The Invoke tab grows a VueFlow graph that draws the live agent architecture from the runtime configs. It is the first time I can look at Anton and see his shape, not just his logs. Agents on the canvas, tools as edges, the whole thing redrawing as I add or remove a domain. The visualisation pushes a mental model into my head before it's anywhere in the code: agents are the organising principle. Everything else hangs off them.

Then a refactor I've been wanting for a while. The parent agent had 63 tools attached to it and had started making the kind of mistakes you make when there's too much choice on the table. I restructure it into 10 subsystem delegates, each a small agent of its own. The parent's job becomes routing and synthesis, not calling everything directly. Six times fewer tools at the top level, and the answers get sharper immediately. It's the same lesson as last weekend's calendar saga, scaled up: the LLM is good at picking the right thing from a small menu and bad at picking the right thing from a long one. Give it a small menu.

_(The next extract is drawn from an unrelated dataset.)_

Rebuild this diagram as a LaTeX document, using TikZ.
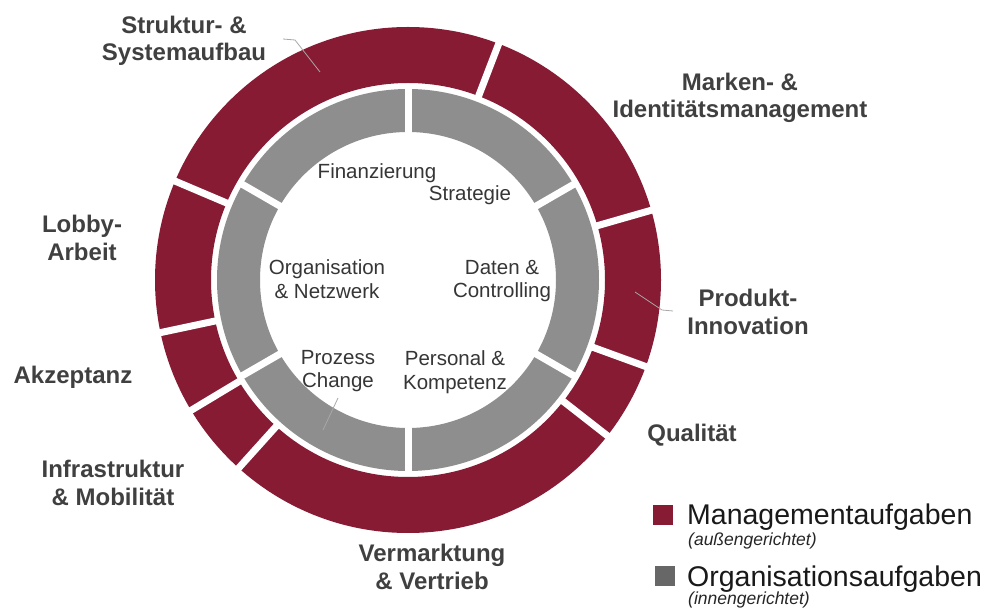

Output validation lands in the agent loop, with intermediate messages and deterministic tool confirmations. It kills an entire family of "tool succeeded, response is empty" bugs that used to surface as a silent Anton, which is the worst kind of failure mode in a chat interface. Then prime directives: a small set of immutable rules the agent loop enforces above any individual prompt. The first version is verbose; I rewrite each one to a single line. Directives sit at the top of the prompt-precedence stack: directives, agent prompt, prompt template, user message. The non-negotiable rules live in code; everything else is editable.

Prompts as data

Late in the week, the move that ties the rest together. All agent prompts go into the database. No hardcoded fallbacks. Editable from the UI, versioned, one row per agent. Anton's behaviour stops being something I deploy and starts being something I configure. Want a different tone for the calendar agent? Edit the row. Want to test a new prompt for research? Save a version, run the suite, keep it or roll back. The principle is the same one as memory: keep behaviour as data, not code, and you keep the option to change your mind cheaply.

By Sunday night Anton is a different shape than he was on Monday. Inference is on vLLM. Models route through LiteLLM under codenames I picked in an evening. Memory has retrieval that respects domain and intent. Schedules are a real domain. Skills are a typed contract running in their own service with hot reload and metrics. Traces are queryable rows. Permissions are enforced at one chokepoint. Prompts live in the database. The parent has ten delegates instead of sixty-three tools. The week's lesson, the one I'm taking forward: the work that pays the most is the work that turns implicit conventions into explicit contracts. Once a thing has a shape on disk and an entry point in code, you can change anything around it without fear. Plumbing is invisible until it isn't, and this week was almost entirely plumbing.